» WHAT IS ASKED
Copy all entries without alteration and skip the pictures they hold.

» GIVEN RECORDS
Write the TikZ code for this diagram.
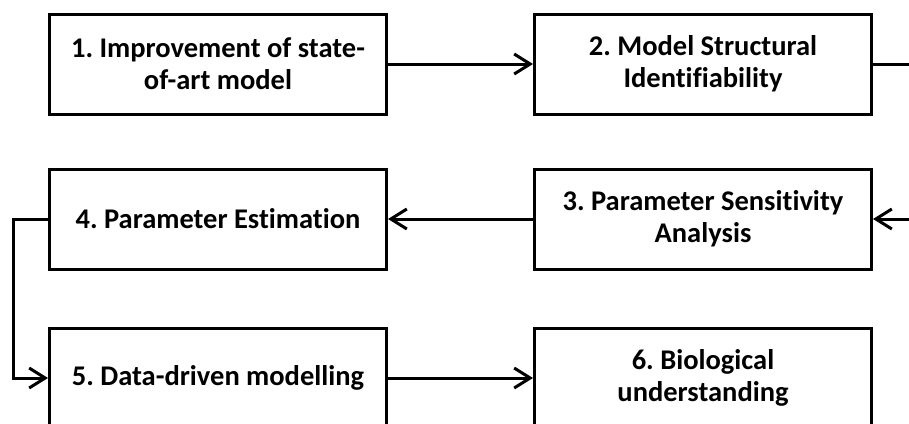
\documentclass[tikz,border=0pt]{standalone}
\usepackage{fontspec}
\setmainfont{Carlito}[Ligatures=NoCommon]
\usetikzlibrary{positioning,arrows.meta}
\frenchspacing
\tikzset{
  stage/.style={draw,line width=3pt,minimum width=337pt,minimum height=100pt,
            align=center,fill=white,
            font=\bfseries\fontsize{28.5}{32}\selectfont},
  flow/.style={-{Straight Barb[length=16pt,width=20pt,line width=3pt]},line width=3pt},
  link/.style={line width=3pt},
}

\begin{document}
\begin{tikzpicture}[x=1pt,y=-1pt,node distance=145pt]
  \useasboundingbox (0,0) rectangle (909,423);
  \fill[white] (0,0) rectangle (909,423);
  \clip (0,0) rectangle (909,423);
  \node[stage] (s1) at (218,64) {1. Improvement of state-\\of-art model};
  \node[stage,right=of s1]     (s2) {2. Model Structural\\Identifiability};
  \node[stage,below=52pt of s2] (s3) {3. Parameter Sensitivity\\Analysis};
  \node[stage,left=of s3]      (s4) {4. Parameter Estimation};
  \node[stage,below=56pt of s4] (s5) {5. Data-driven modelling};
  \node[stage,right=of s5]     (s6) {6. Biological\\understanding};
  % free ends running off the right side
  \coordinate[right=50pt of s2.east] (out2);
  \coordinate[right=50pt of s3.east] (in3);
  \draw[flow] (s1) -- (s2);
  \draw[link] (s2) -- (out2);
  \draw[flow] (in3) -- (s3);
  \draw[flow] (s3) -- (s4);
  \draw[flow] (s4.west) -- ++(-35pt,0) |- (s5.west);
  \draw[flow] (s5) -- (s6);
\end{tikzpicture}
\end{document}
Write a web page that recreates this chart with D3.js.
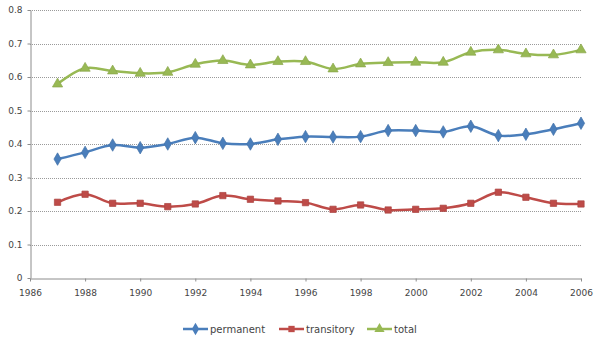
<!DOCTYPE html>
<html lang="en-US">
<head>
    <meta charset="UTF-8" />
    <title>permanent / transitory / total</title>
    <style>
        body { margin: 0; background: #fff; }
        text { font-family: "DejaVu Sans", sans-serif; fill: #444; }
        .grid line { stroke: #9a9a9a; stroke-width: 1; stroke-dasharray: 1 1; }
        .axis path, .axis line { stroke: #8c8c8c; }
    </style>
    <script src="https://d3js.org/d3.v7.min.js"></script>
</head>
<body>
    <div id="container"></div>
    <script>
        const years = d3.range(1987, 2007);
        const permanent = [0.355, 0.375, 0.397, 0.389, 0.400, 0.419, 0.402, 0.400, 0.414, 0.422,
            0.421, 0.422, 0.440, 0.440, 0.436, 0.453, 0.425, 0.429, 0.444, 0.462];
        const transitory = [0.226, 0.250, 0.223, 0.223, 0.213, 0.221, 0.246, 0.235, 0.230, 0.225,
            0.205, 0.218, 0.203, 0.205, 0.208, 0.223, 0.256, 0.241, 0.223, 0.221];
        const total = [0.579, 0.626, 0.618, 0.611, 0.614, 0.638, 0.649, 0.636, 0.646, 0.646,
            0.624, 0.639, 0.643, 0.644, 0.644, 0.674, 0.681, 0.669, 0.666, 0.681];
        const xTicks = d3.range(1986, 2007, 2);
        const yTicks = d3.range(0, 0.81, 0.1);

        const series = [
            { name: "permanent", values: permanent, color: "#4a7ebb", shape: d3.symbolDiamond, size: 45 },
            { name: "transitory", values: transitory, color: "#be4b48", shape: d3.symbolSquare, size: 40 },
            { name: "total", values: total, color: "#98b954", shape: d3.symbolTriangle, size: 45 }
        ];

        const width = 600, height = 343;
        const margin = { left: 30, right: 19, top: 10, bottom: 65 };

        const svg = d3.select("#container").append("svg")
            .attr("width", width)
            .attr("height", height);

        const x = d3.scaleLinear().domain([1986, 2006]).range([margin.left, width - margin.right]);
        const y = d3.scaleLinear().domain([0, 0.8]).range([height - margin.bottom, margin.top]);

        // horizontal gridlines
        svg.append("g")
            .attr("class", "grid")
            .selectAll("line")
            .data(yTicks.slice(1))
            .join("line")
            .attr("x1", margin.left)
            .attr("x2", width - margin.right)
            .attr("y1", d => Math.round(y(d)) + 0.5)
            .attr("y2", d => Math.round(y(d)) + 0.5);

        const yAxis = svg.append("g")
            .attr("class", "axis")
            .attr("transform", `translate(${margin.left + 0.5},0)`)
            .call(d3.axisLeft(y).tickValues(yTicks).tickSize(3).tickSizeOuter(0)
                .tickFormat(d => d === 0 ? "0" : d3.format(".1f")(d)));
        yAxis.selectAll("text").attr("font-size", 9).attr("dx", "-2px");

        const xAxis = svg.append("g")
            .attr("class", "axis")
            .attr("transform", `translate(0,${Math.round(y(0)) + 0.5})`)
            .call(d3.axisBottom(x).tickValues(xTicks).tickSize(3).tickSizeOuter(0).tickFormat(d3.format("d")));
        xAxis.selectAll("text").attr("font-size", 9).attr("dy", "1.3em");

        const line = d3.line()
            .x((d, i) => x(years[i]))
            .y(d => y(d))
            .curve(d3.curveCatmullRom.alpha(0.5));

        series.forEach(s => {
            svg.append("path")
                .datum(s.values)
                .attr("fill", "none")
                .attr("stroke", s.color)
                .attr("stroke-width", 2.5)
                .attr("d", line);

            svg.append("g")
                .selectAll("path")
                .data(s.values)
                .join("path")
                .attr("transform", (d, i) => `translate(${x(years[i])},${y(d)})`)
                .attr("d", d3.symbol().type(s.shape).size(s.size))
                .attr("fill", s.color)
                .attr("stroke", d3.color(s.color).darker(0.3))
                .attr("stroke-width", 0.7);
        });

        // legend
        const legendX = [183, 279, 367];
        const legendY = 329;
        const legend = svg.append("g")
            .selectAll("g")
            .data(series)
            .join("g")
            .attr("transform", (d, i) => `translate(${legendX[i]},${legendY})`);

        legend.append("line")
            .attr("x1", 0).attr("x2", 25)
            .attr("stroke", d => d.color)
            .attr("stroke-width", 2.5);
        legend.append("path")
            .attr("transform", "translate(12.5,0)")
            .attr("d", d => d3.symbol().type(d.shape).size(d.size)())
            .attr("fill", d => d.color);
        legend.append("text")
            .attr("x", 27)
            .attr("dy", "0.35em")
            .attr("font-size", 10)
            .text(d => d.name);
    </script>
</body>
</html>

» WRITTEN REPLY
Write the TikZ code for this diagram.
\documentclass[tikz,border=0pt]{standalone}
\usepackage{fontspec}
\setmainfont{Carlito}[Ligatures=NoCommon]
\usetikzlibrary{positioning,arrows.meta}
\frenchspacing
\tikzset{
  stage/.style={draw,line width=3pt,minimum width=337pt,minimum height=100pt,
            align=center,fill=white,
            font=\bfseries\fontsize{28.5}{32}\selectfont},
  flow/.style={-{Straight Barb[length=16pt,width=20pt,line width=3pt]},line width=3pt},
  link/.style={line width=3pt},
}

\begin{document}
\begin{tikzpicture}[x=1pt,y=-1pt,node distance=145pt]
  \useasboundingbox (0,0) rectangle (909,423);
  \fill[white] (0,0) rectangle (909,423);
  \clip (0,0) rectangle (909,423);
  \node[stage] (s1) at (218,64) {1. Improvement of state-\\of-art model};
  \node[stage,right=of s1]     (s2) {2. Model Structural\\Identifiability};
  \node[stage,below=52pt of s2] (s3) {3. Parameter Sensitivity\\Analysis};
  \node[stage,left=of s3]      (s4) {4. Parameter Estimation};
  \node[stage,below=56pt of s4] (s5) {5. Data-driven modelling};
  \node[stage,right=of s5]     (s6) {6. Biological\\understanding};
  % free ends running off the right side
  \coordinate[right=50pt of s2.east] (out2);
  \coordinate[right=50pt of s3.east] (in3);
  \draw[flow] (s1) -- (s2);
  \draw[link] (s2) -- (out2);
  \draw[flow] (in3) -- (s3);
  \draw[flow] (s3) -- (s4);
  \draw[flow] (s4.west) -- ++(-35pt,0) |- (s5.west);
  \draw[flow] (s5) -- (s6);
\end{tikzpicture}
\end{document}
Write a web page that recreates this chart with D3.js.
<!DOCTYPE html>
<html lang="en-US">
<head>
    <meta charset="UTF-8" />
    <title>permanent / transitory / total</title>
    <style>
        body { margin: 0; background: #fff; }
        text { font-family: "DejaVu Sans", sans-serif; fill: #444; }
        .grid line { stroke: #9a9a9a; stroke-width: 1; stroke-dasharray: 1 1; }
        .axis path, .axis line { stroke: #8c8c8c; }
    </style>
    <script src="https://d3js.org/d3.v7.min.js"></script>
</head>
<body>
    <div id="container"></div>
    <script>
        const years = d3.range(1987, 2007);
        const permanent = [0.355, 0.375, 0.397, 0.389, 0.400, 0.419, 0.402, 0.400, 0.414, 0.422,
            0.421, 0.422, 0.440, 0.440, 0.436, 0.453, 0.425, 0.429, 0.444, 0.462];
        const transitory = [0.226, 0.250, 0.223, 0.223, 0.213, 0.221, 0.246, 0.235, 0.230, 0.225,
            0.205, 0.218, 0.203, 0.205, 0.208, 0.223, 0.256, 0.241, 0.223, 0.221];
        const total = [0.579, 0.626, 0.618, 0.611, 0.614, 0.638, 0.649, 0.636, 0.646, 0.646,
            0.624, 0.639, 0.643, 0.644, 0.644, 0.674, 0.681, 0.669, 0.666, 0.681];
        const xTicks = d3.range(1986, 2007, 2);
        const yTicks = d3.range(0, 0.81, 0.1);

        const series = [
            { name: "permanent", values: permanent, color: "#4a7ebb", shape: d3.symbolDiamond, size: 45 },
            { name: "transitory", values: transitory, color: "#be4b48", shape: d3.symbolSquare, size: 40 },
            { name: "total", values: total, color: "#98b954", shape: d3.symbolTriangle, size: 45 }
        ];

        const width = 600, height = 343;
        const margin = { left: 30, right: 19, top: 10, bottom: 65 };

        const svg = d3.select("#container").append("svg")
            .attr("width", width)
            .attr("height", height);

        const x = d3.scaleLinear().domain([1986, 2006]).range([margin.left, width - margin.right]);
        const y = d3.scaleLinear().domain([0, 0.8]).range([height - margin.bottom, margin.top]);

        // horizontal gridlines
        svg.append("g")
            .attr("class", "grid")
            .selectAll("line")
            .data(yTicks.slice(1))
            .join("line")
            .attr("x1", margin.left)
            .attr("x2", width - margin.right)
            .attr("y1", d => Math.round(y(d)) + 0.5)
            .attr("y2", d => Math.round(y(d)) + 0.5);

        const yAxis = svg.append("g")
            .attr("class", "axis")
            .attr("transform", `translate(${margin.left + 0.5},0)`)
            .call(d3.axisLeft(y).tickValues(yTicks).tickSize(3).tickSizeOuter(0)
                .tickFormat(d => d === 0 ? "0" : d3.format(".1f")(d)));
        yAxis.selectAll("text").attr("font-size", 9).attr("dx", "-2px");

        const xAxis = svg.append("g")
            .attr("class", "axis")
            .attr("transform", `translate(0,${Math.round(y(0)) + 0.5})`)
            .call(d3.axisBottom(x).tickValues(xTicks).tickSize(3).tickSizeOuter(0).tickFormat(d3.format("d")));
        xAxis.selectAll("text").attr("font-size", 9).attr("dy", "1.3em");

        const line = d3.line()
            .x((d, i) => x(years[i]))
            .y(d => y(d))
            .curve(d3.curveCatmullRom.alpha(0.5));

        series.forEach(s => {
            svg.append("path")
                .datum(s.values)
                .attr("fill", "none")
                .attr("stroke", s.color)
                .attr("stroke-width", 2.5)
                .attr("d", line);

            svg.append("g")
                .selectAll("path")
                .data(s.values)
                .join("path")
                .attr("transform", (d, i) => `translate(${x(years[i])},${y(d)})`)
                .attr("d", d3.symbol().type(s.shape).size(s.size))
                .attr("fill", s.color)
                .attr("stroke", d3.color(s.color).darker(0.3))
                .attr("stroke-width", 0.7);
        });

        // legend
        const legendX = [183, 279, 367];
        const legendY = 329;
        const legend = svg.append("g")
            .selectAll("g")
            .data(series)
            .join("g")
            .attr("transform", (d, i) => `translate(${legendX[i]},${legendY})`);

        legend.append("line")
            .attr("x1", 0).attr("x2", 25)
            .attr("stroke", d => d.color)
            .attr("stroke-width", 2.5);
        legend.append("path")
            .attr("transform", "translate(12.5,0)")
            .attr("d", d => d3.symbol().type(d.shape).size(d.size)())
            .attr("fill", d => d.color);
        legend.append("text")
            .attr("x", 27)
            .attr("dy", "0.35em")
            .attr("font-size", 10)
            .text(d => d.name);
    </script>
</body>
</html>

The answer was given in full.